-- Exercise directions --
Print only the lines from the top of the data through the line with "import plotly.graph_objects as go", both included, skipping every picture.

==== Given data ====

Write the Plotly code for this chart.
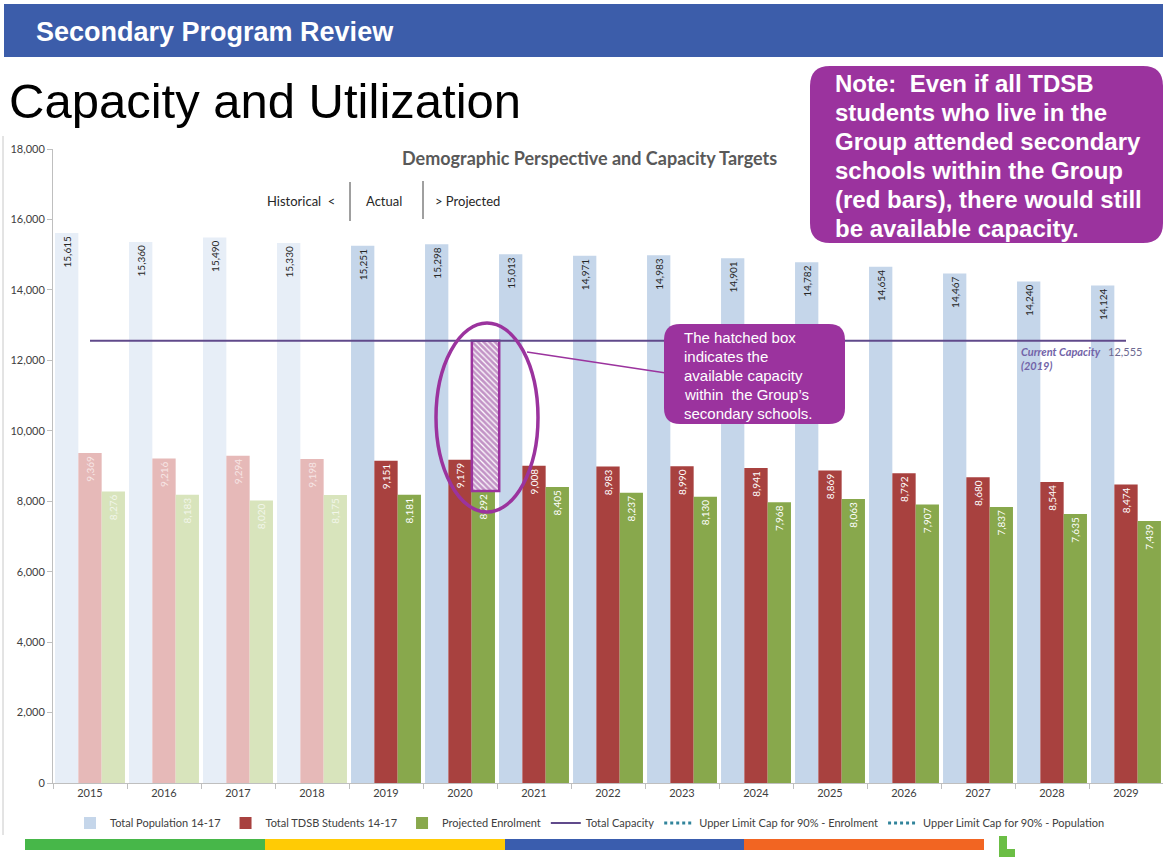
import plotly.graph_objects as go

# ---------------- data ----------------
years = ["2015", "2016", "2017", "2018", "2019", "2020", "2021", "2022",
         "2023", "2024", "2025", "2026", "2027", "2028", "2029"]
n_hist = 4  # 2015-2018 historical (lighter colours)
population = [15615, 15360, 15490, 15330, 15251, 15298, 15013, 14971,
              14983, 14901, 14782, 14654, 14467, 14240, 14124]
tdsb_students = [9369, 9216, 9294, 9198, 9151, 9179, 9008, 8983,
                 8990, 8941, 8869, 8792, 8680, 8544, 8474]
enrolment = [8276, 8183, 8020, 8175, 8181, 8292, 8405, 8237,
             8130, 7968, 8063, 7907, 7837, 7635, 7439]
capacity = [12555, 12555, 12555, 12555, 12555, 12555, 12555, 12555,
            12555, 12555, 12555, 12555, 12555, 12555, 12555]
upper_enrol = [None]
upper_pop = [None]
hatch_year = "2020"
y_tick_vals = [0, 2000, 4000, 6000, 8000, 10000, 12000, 14000, 16000, 18000]

# ---------------- geometry ----------------
W, H = 1163, 857
L, R, T, B = 53, 0, 149, 74


def X(px):
    return (px - L) / (W - L - R)


def Y(py):
    return (H - B - py) / (H - T - B)


def rrect(x0, y0, x1, y1, r):
    p = [("M", x0 + r, y0), ("L", x1 - r, y0), ("Q", x1, y0, x1, y0 + r),
         ("L", x1, y1 - r), ("Q", x1, y1, x1 - r, y1), ("L", x0 + r, y1),
         ("Q", x0, y1, x0, y1 - r), ("L", x0, y0 + r), ("Q", x0, y0, x0 + r, y0)]
    s = ""
    for seg in p:
        cmd = seg[0]
        coords = seg[1:]
        parts = []
        for i in range(0, len(coords), 2):
            parts.append(f"{X(coords[i]):.5f},{Y(coords[i+1]):.5f}")
        s += cmd + " " + " ".join(parts) + " "
    return s + "Z"


BW = 0.315
FONT = "Lato"
ARIAL = "Liberation Sans"
PURPLE = "#9B339E"

hist_cols = {"pop": "#E7EEF7", "tdsb": "#E6B9B8", "enr": "#D8E4BC"}
proj_cols = {"pop": "#C5D6EA", "tdsb": "#A8413F", "enr": "#88A84C"}

fig = go.Figure()


def bars(xs, ys, color, offset, name, show, txtcol):
    fig.add_trace(go.Bar(
        x=xs, y=ys, name=name, showlegend=show, legendgroup=name,
        marker=dict(color=color, line=dict(width=0)),
        width=BW, offset=offset,
        text=[f"{v:,}" for v in ys], textposition="inside",
        insidetextanchor="end", textangle=-90,
        textfont=dict(family=FONT, size=10, color=txtcol),
        hoverinfo="x+y"))


hy, py_ = years[:n_hist], years[n_hist:]
bars(py_, population[n_hist:], proj_cols["pop"], -0.4725, "Total Population 14-17", True, "#262626")
bars(py_, tdsb_students[n_hist:], proj_cols["tdsb"], -0.1575, "Total TDSB Students 14-17", True, "white")
bars(py_, enrolment[n_hist:], proj_cols["enr"], 0.1575, "Projected Enrolment", True, "white")
bars(hy, population[:n_hist], hist_cols["pop"], -0.4725, "Total Population 14-17", False, "#262626")
bars(hy, tdsb_students[:n_hist], hist_cols["tdsb"], -0.1575, "Total TDSB Students 14-17", False, "#F7E6E6")
bars(hy, enrolment[:n_hist], hist_cols["enr"], 0.1575, "Projected Enrolment", False, "#F2F6EA")

fig.add_trace(go.Scatter(x=years, y=capacity, mode="lines", name="Total Capacity",
                         line=dict(color="#604A8B", width=2)))
fig.add_trace(go.Scatter(x=[None], y=upper_enrol, mode="lines",
                         name="Upper Limit Cap for 90% - Enrolment",
                         line=dict(color="#31849B", width=3, dash="dot")))
fig.add_trace(go.Scatter(x=[None], y=upper_pop, mode="lines",
                         name="Upper Limit Cap for 90% - Population",
                         line=dict(color="#31849B", width=3, dash="dot")))

hi = years.index(hatch_year)
fig.add_trace(go.Bar(
    x=[hatch_year], y=[capacity[hi] - enrolment[hi]], base=[enrolment[hi]],
    width=0.37, offset=0.16, showlegend=False, hoverinfo="skip",
    marker=dict(color="white", line=dict(color=PURPLE, width=2.5),
                pattern=dict(shape="\\", fgcolor="#86288E", bgcolor="white",
                             size=4, solidity=0.7))))

shapes = []
annotations = []

# header bar
shapes.append(dict(type="rect", xref="paper", yref="paper", x0=X(4), x1=X(1163),
                   y0=Y(4), y1=Y(57), fillcolor="#3C5DAA", line=dict(width=0), layer="above"))
annotations.append(dict(text="<b>Secondary Program Review</b>", xref="paper", yref="paper",
                        x=X(34), y=Y(32), xanchor="left", yanchor="middle", showarrow=False,
                        font=dict(family=ARIAL, size=27, color="white")))
annotations.append(dict(text="Capacity and Utilization", xref="paper", yref="paper",
                        x=X(7), y=Y(101), xanchor="left", yanchor="middle", showarrow=False,
                        font=dict(family=ARIAL, size=49, color="black")))

# left frame line
shapes.append(dict(type="line", xref="paper", yref="paper", x0=X(3), x1=X(3),
                   y0=Y(136), y1=Y(835), line=dict(color="#C8C8C8", width=1)))

# chart title and period labels
annotations.append(dict(text="<b>Demographic Perspective and Capacity Targets</b>", xref="paper",
                        yref="paper", x=X(589), y=Y(158), xanchor="center", yanchor="middle",
                        showarrow=False, font=dict(family=FONT, size=18, color="#595959")))
for txt, xc in [("Historical&nbsp;&nbsp;&lt;", 301), ("Actual", 384), ("&gt; Projected", 467)]:
    annotations.append(dict(text=txt, xref="paper", yref="paper", x=X(xc), y=Y(201),
                            xanchor="center", yanchor="middle", showarrow=False,
                            font=dict(family=FONT, size=13, color="#262626")))
for xl, ya, yb in [(350, 182, 221), (423, 181, 219)]:
    shapes.append(dict(type="line", xref="paper", yref="paper", x0=X(xl), x1=X(xl),
                       y0=Y(ya), y1=Y(yb), line=dict(color="#404040", width=1)))

# capacity label
annotations.append(dict(text="<i><b>Current Capacity</b></i>", xref="paper", yref="paper",
                        x=X(1019), y=Y(351), xanchor="left", yanchor="middle", showarrow=False,
                        font=dict(family=FONT, size=11, color="#7264A8")))
annotations.append(dict(text="<i><b>(2019)</b></i>", xref="paper", yref="paper",
                        x=X(1019), y=Y(365), xanchor="left", yanchor="middle", showarrow=False,
                        font=dict(family=FONT, size=11, color="#7264A8")))
annotations.append(dict(text=f"{capacity[-1]:,}", xref="paper", yref="paper",
                        x=X(1106), y=Y(351), xanchor="left", yanchor="middle", showarrow=False,
                        font=dict(family=FONT, size=11, color="#6D6A92")))

# ellipse and connector
shapes.append(dict(type="circle", xref="paper", yref="paper", x0=X(436), x1=X(538),
                   y0=Y(323), y1=Y(512), line=dict(color=PURPLE, width=3.5)))
shapes.append(dict(type="line", xref="paper", yref="paper", x0=X(527), x1=X(666),
                   y0=Y(352), y1=Y(373), line=dict(color=PURPLE, width=1.5)))

# callout box
shapes.append(dict(type="path", xref="paper", yref="paper", path=rrect(664, 324, 845, 424, 16),
                   fillcolor=PURPLE, line=dict(width=0)))
for i, line in enumerate(["The hatched box", "indicates the", "available capacity",
                          "within\u00a0 the Group\u2019s", "secondary schools."]):
    annotations.append(dict(text=line, xref="paper", yref="paper", x=X(682),
                            y=Y(337 + i * 19), xanchor="left", yanchor="middle",
                            showarrow=False, font=dict(family=ARIAL, size=15, color="white")))

# note box
shapes.append(dict(type="path", xref="paper", yref="paper", path=rrect(810, 66, 1163, 243, 20),
                   fillcolor=PURPLE, line=dict(width=0)))
for i, line in enumerate(["Note:\u00a0 Even if all TDSB", "students who live in the",
                          "Group attended secondary", "schools within the Group",
                          "(red bars), there would still", "be available capacity."]):
    annotations.append(dict(text=f"<b>{line}</b>", xref="paper", yref="paper", x=X(833),
                            y=Y(84 + i * 28.8), xanchor="left", yanchor="middle",
                            showarrow=False, font=dict(family=ARIAL, size=24, color="white")))

# bottom stripes
for x0, x1, c in [(25, 265, "#47B749"), (265, 505, "#FFCB05"),
                  (505, 744, "#3A5DAE"), (744, 984, "#F26522")]:
    shapes.append(dict(type="rect", xref="paper", yref="paper", x0=X(x0), x1=X(x1),
                       y0=Y(839), y1=Y(850), fillcolor=c, line=dict(width=0)))
shapes.append(dict(type="path", xref="paper", yref="paper",
                   path=f"M {X(999)},{Y(836)} L {X(1007)},{Y(836)} L {X(1007)},{Y(849)} "
                        f"L {X(1015)},{Y(849)} L {X(1015)},{Y(857)} L {X(999)},{Y(857)} Z",
                   fillcolor="#6BBE45", line=dict(width=0)))

fig.update_layout(
    width=W, height=H, autosize=False,
    margin=dict(l=L, r=R, t=T, b=B),
    paper_bgcolor="white", plot_bgcolor="white",
    barmode="overlay",
    font=dict(family=FONT, size=11, color="#404040"),
    xaxis=dict(type="category", categoryorder="array", categoryarray=years,
               showline=True, linecolor="#BFBFBF", linewidth=1,
               ticks="outside", tickson="boundaries", ticklen=5, tickcolor="#BFBFBF",
               showgrid=False, tickfont=dict(family=FONT, size=11, color="#404040")),
    yaxis=dict(range=[0, 18000], tickvals=y_tick_vals, tickformat=",",
               showline=True, linecolor="#BFBFBF", linewidth=1, ticks="outside",
               ticklen=5, tickcolor="#BFBFBF", showgrid=False, zeroline=False,
               tickfont=dict(family=FONT, size=11, color="#404040")),
    legend=dict(orientation="h", x=X(590), xanchor="center", y=Y(823), yanchor="middle",
                font=dict(family=FONT, size=11, color="#404040"), itemwidth=30,
                bgcolor="rgba(0,0,0,0)", traceorder="normal"),
    shapes=shapes, annotations=annotations,
)

fig.write_html("out.html", config={"displayModeBar": False},
               post_script="document.body.style.margin='0';document.body.style.overflow='hidden';")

====

-- Completed exercise --
Write the Plotly code for this chart.
import plotly.graph_objects as go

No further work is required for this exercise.